# AIM
Send each entry back exactly as given, pictures excluded.

━━━━━ EXERCISE DATA

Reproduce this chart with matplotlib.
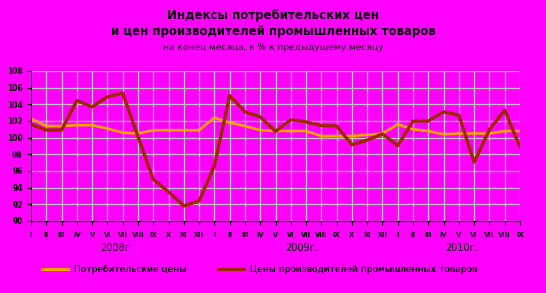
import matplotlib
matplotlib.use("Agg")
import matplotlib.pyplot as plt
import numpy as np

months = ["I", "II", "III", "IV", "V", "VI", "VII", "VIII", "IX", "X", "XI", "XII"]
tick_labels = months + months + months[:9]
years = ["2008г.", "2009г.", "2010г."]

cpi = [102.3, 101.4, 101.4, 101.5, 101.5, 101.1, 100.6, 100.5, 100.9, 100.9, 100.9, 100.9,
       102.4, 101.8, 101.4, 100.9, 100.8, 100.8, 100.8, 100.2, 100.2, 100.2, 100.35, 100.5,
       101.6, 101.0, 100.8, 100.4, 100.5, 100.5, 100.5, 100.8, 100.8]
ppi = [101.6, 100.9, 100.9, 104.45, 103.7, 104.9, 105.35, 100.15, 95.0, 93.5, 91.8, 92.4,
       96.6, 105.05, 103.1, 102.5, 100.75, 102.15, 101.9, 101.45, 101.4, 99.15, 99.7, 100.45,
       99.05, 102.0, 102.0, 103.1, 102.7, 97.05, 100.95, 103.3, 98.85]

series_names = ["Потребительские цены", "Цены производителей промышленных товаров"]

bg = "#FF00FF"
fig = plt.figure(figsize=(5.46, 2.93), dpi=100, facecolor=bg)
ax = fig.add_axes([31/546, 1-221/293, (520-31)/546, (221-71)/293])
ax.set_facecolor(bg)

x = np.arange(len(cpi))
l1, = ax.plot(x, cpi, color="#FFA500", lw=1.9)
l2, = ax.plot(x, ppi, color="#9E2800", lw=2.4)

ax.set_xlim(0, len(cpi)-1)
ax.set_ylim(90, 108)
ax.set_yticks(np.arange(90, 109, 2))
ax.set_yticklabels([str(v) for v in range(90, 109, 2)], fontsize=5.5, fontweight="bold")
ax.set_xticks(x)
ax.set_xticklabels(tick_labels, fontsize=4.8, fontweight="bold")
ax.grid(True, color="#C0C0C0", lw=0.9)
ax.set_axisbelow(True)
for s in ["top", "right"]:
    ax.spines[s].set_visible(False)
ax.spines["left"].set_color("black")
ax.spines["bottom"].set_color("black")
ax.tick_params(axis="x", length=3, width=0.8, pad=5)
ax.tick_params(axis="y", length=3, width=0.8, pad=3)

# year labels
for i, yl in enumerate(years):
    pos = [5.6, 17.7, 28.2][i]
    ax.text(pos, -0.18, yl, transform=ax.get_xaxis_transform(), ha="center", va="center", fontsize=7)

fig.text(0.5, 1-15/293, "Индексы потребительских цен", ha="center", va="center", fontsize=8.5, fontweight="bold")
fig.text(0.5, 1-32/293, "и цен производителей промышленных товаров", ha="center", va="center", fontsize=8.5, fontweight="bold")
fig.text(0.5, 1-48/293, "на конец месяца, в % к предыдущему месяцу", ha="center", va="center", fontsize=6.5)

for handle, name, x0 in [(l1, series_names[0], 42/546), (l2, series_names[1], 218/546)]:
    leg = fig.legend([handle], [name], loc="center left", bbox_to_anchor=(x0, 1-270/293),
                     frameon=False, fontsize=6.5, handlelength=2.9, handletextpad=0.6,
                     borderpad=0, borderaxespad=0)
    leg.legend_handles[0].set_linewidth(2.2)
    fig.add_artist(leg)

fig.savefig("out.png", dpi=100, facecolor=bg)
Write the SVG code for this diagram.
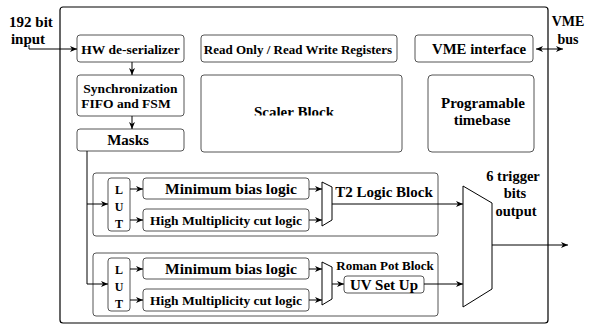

━━━━━━━━━━

# OUTPUT
Reproduce this chart with matplotlib.
import matplotlib
matplotlib.use("Agg")
import matplotlib.pyplot as plt
import numpy as np

months = ["I", "II", "III", "IV", "V", "VI", "VII", "VIII", "IX", "X", "XI", "XII"]
tick_labels = months + months + months[:9]
years = ["2008г.", "2009г.", "2010г."]

cpi = [102.3, 101.4, 101.4, 101.5, 101.5, 101.1, 100.6, 100.5, 100.9, 100.9, 100.9, 100.9,
       102.4, 101.8, 101.4, 100.9, 100.8, 100.8, 100.8, 100.2, 100.2, 100.2, 100.35, 100.5,
       101.6, 101.0, 100.8, 100.4, 100.5, 100.5, 100.5, 100.8, 100.8]
ppi = [101.6, 100.9, 100.9, 104.45, 103.7, 104.9, 105.35, 100.15, 95.0, 93.5, 91.8, 92.4,
       96.6, 105.05, 103.1, 102.5, 100.75, 102.15, 101.9, 101.45, 101.4, 99.15, 99.7, 100.45,
       99.05, 102.0, 102.0, 103.1, 102.7, 97.05, 100.95, 103.3, 98.85]

series_names = ["Потребительские цены", "Цены производителей промышленных товаров"]

bg = "#FF00FF"
fig = plt.figure(figsize=(5.46, 2.93), dpi=100, facecolor=bg)
ax = fig.add_axes([31/546, 1-221/293, (520-31)/546, (221-71)/293])
ax.set_facecolor(bg)

x = np.arange(len(cpi))
l1, = ax.plot(x, cpi, color="#FFA500", lw=1.9)
l2, = ax.plot(x, ppi, color="#9E2800", lw=2.4)

ax.set_xlim(0, len(cpi)-1)
ax.set_ylim(90, 108)
ax.set_yticks(np.arange(90, 109, 2))
ax.set_yticklabels([str(v) for v in range(90, 109, 2)], fontsize=5.5, fontweight="bold")
ax.set_xticks(x)
ax.set_xticklabels(tick_labels, fontsize=4.8, fontweight="bold")
ax.grid(True, color="#C0C0C0", lw=0.9)
ax.set_axisbelow(True)
for s in ["top", "right"]:
    ax.spines[s].set_visible(False)
ax.spines["left"].set_color("black")
ax.spines["bottom"].set_color("black")
ax.tick_params(axis="x", length=3, width=0.8, pad=5)
ax.tick_params(axis="y", length=3, width=0.8, pad=3)

# year labels
for i, yl in enumerate(years):
    pos = [5.6, 17.7, 28.2][i]
    ax.text(pos, -0.18, yl, transform=ax.get_xaxis_transform(), ha="center", va="center", fontsize=7)

fig.text(0.5, 1-15/293, "Индексы потребительских цен", ha="center", va="center", fontsize=8.5, fontweight="bold")
fig.text(0.5, 1-32/293, "и цен производителей промышленных товаров", ha="center", va="center", fontsize=8.5, fontweight="bold")
fig.text(0.5, 1-48/293, "на конец месяца, в % к предыдущему месяцу", ha="center", va="center", fontsize=6.5)

for handle, name, x0 in [(l1, series_names[0], 42/546), (l2, series_names[1], 218/546)]:
    leg = fig.legend([handle], [name], loc="center left", bbox_to_anchor=(x0, 1-270/293),
                     frameon=False, fontsize=6.5, handlelength=2.9, handletextpad=0.6,
                     borderpad=0, borderaxespad=0)
    leg.legend_handles[0].set_linewidth(2.2)
    fig.add_artist(leg)

fig.savefig("out.png", dpi=100, facecolor=bg)
Write the SVG code for this diagram.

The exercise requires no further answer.